Both Holm’s method and wildrwolf control the family wise error rates, at both the 5 and 10% significance level. Very cool!

## The method by Westfall and Young

A package for Westfall and Young’s (1993) method is currently in development. I am not yet fully convinced that it works as intented - in simulations, I regularly find that wildwyoung overrejects.

## Literature

• Clarke, Damian, Joseph P. Romano, and Michael Wolf. “The Romano–Wolf multiple-hypothesis correction in Stata.” The Stata Journal 20.4 (2020): 812-843.

• Murphy, Richard, and Felix Weinhardt. “Top of the class: The importance of ordinal rank.” The Review of Economic Studies 87.6 (2020): 2777-2826.

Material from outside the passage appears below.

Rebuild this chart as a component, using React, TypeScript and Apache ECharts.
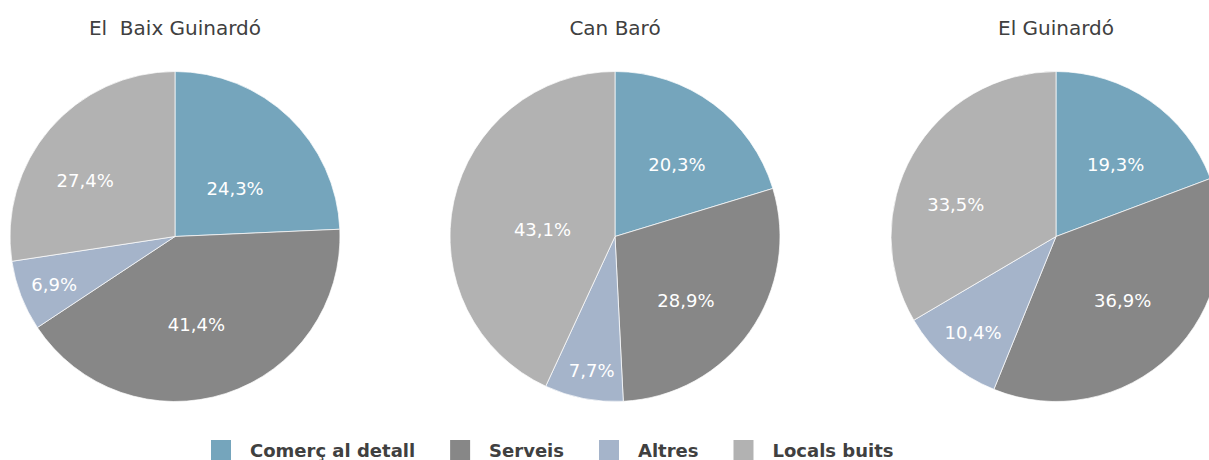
import React, { useEffect, useRef } from "react";
import * as echarts from "echarts";

const categories = ["Comerç al detall", "Serveis", "Altres", "Locals buits"];
const colors = ["#75A5BC", "#878787", "#A5B4CA", "#B2B2B2"];

const districts = ["El  Baix Guinardó", "Can Baró", "El Guinardó"];
const baixGuinardo = [24.3, 41.4, 6.9, 27.4];
const canBaro = [20.3, 28.9, 7.7, 43.1];
const guinardo = [19.3, 36.9, 10.4, 33.5];
const seriesValues = [baixGuinardo, canBaro, guinardo];

// layout / style
const centersX = [175, 615, 1056];
const centerY = 236.5;
const radius = 165;
const labelOffsets = [
  [[1, 14], [-5, 7], [-41, 17], [-25, 0]],
  [[11, -3], [1, 15], [-7, 50], [11, 11]],
  [[11, -2], [7, 3], [-27, 31], [-26, 10]],
];

const FONT = "DejaVu Sans";

export default function App() {
  const ref = useRef<HTMLDivElement>(null);
  useEffect(() => {
    if (!ref.current) return;
    const chart = echarts.init(ref.current, undefined, { renderer: "svg" });
    const fmt = (v: number) => `${v.toFixed(1).replace(".", ",")}%`;
    chart.setOption({
      animation: false,
      color: colors,
      graphic: districts.map((name, i) => ({
        type: "text",
        x: centersX[i],
        y: 27.5,
        style: {
          text: name,
          align: "center",
          verticalAlign: "middle",
          fontFamily: FONT,
          fontSize: 20,
          fill: "#404040",
        },
      })),
      legend: {
        left: 209,
        top: 438,
        padding: 0,
        icon: "rect",
        itemWidth: 22,
        itemHeight: 22,
        itemGap: 33,
        data: categories,
        selectedMode: false,
        textStyle: {
          fontFamily: FONT,
          fontSize: 18,
          fontWeight: "bold",
          color: "#404040",
          padding: [0, 0, 0, 13],
        },
      },
      series: seriesValues.map((vals, si) => ({
        type: "pie",
        center: [centersX[si], centerY],
        radius: [0, radius],
        startAngle: 90,
        clockwise: true,
        silent: true,
        itemStyle: { borderColor: "#ffffff", borderWidth: 0.7 },
        label: {
          show: true,
          position: "inside",
          color: "#ffffff",
          fontFamily: FONT,
          fontSize: 18,
          formatter: (p: any) => fmt(p.value),
        },
        labelLine: { show: false },
        data: vals.map((v, i) => ({
          name: categories[i],
          value: v,
          itemStyle: { color: colors[i] },
          label: { offset: labelOffsets[si][i] },
        })),
      })),
    });
    return () => chart.dispose();
  }, []);
  return (
    <div
      ref={ref}
      style={{ position: "absolute", left: 0, top: 0, width: 1209, height: 460, background: "#fff" }}
    />
  );
}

• Romano, Joseph P., and Michael Wolf. “Stepwise multiple testing as formalized data snooping.” Econometrica 73.4 (2005): 1237-1282.

• Roodman, David, et al. “Fast and wild: Bootstrap inference in Stata using boottest.” The Stata Journal 19.1 (2019): 4-60.

• Westfall, Peter H., and S. Stanley Young. Resampling-based multiple testing: Examples and methods for p-value adjustment. Vol. 279. John Wiley & Sons, 1993.